23 | '+' :: tail -> Operator Add :: tk tail

24 | '-' :: tail -> Operator Subtract :: tk tail

25 | '*' :: tail -> Operator Multiply :: tk tail

26 | '/' :: tail -> Operator Divide :: tk tail

27 | n :: tail when Char.IsNumber(n) ->

28 let rec intListToValue (i:int list) acc c =

29 match i with

30 | [] -> acc

31 | n :: tail -> intListToValue tail (acc + (n * int (10.0 ** float c))) (c + 1)

32 let rec tc (i:int list) (n:char) (s:char list) =

33 let value = Int32.Parse(string n)

34 match s with

35 | n :: tail when Char.IsNumber(n) -> tc (value::i) n tail

36 | x :: tail -> (Number (intListToValue i value 1)) :: tk (x :: tail)

37 | [] -> [Number (intListToValue i value 1)]

38 tc [] n tail

39

40 | [] -> []

41 | n :: _ -> failwith ("Parse error - invalid character detected: " + n.ToString())

42 tk (Seq.to_list i)

43

44 let evalTokens input =

45 let pop2 (stack:'a list) = (stack.Head, stack.Tail.Head, stack.Tail.Tail)

46

47 let eval a b op =

48 match op with

49 | Operator Add -> b + a

50 | Operator Subtract -> b - a

51 | Operator Multiply -> b * a

52 | Operator Divide -> b / a

53 | _ -> failwith "error parsing input"

54

55 let rec eval_rec input numstack (opstack:token list) =

56 match input with

57 | Number n :: tail -> eval_rec tail (n::numstack) opstack

58

59 | Operator op :: tail ->

60 if opstack.Length <> 0 && opstack.Head > (Operator op) then

61 let firstNum, secondNum, numstackRem = pop2 numstack

62 let e = eval firstNum secondNum opstack.Head

63 eval_rec tail (e::numstackRem) (Operator op::opstack.Tail)

64 else

65 eval_rec tail numstack (Operator op::opstack)

66

67 | OpenParen :: tail -> eval_rec tail numstack (OpenParen::opstack)

68

69 | CloseParen :: tail ->

70 match opstack with

71 | Operator op :: opsTail ->

72 let firstNum, secondNum, numstackRem = pop2 numstack

73 let e = eval firstNum secondNum (Operator op)

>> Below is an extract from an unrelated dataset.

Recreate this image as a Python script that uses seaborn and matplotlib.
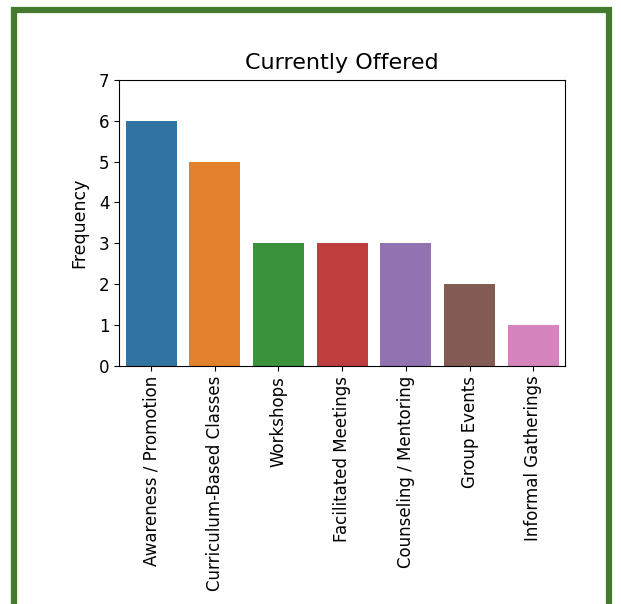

74 eval_rec input (e::numstackRem) opsTail

75 | OpenParen :: _ ->

76 eval_rec tail numstack opstack.Tail

77 | _ -> failwith "error parsing input"

78

79 | [] ->

80 match opstack with

81 | Operator op :: tail ->

82 let firstNum, secondNum, numstackRem = pop2 numstack

83 let e = eval firstNum secondNum (Operator op)

84 eval_rec [] (e::numstackRem) tail

85 | [] -> numstack.Head

86 | _ -> failwith "error parsing input"

87

88 eval_rec input [] []

You call this like so: evaluate "((1 + 2) * 3) / 3" -- this would, of course, evaluate to 3, as expected - it understands and follows the correct order of operations, and respects parenthesis correctly as expected. It doesn't yet handle floats, but I might get around to that at some point. It'll complicate the parsing, but that's not really that big of a deal. The way I'm handling it is weird anyway...

Well there you have it. My first real F# program of any value at all. Despite taking me 7 hours, I'm rather proud of this. It's taught me a great deal, especially that I need to be patient with myself while trying to learn to think in functions. Also, staying pure and functional can be *hard*, especially coming from an imperative / mutable state world. I should also note that my first C# implementation included around 4 times the number of lines of code...

All told, I really enjoyed my dive into F#. My advice to anyone looking into it as a real programming language (and not as a toy) would be to keep an open mind and give it a fair shot.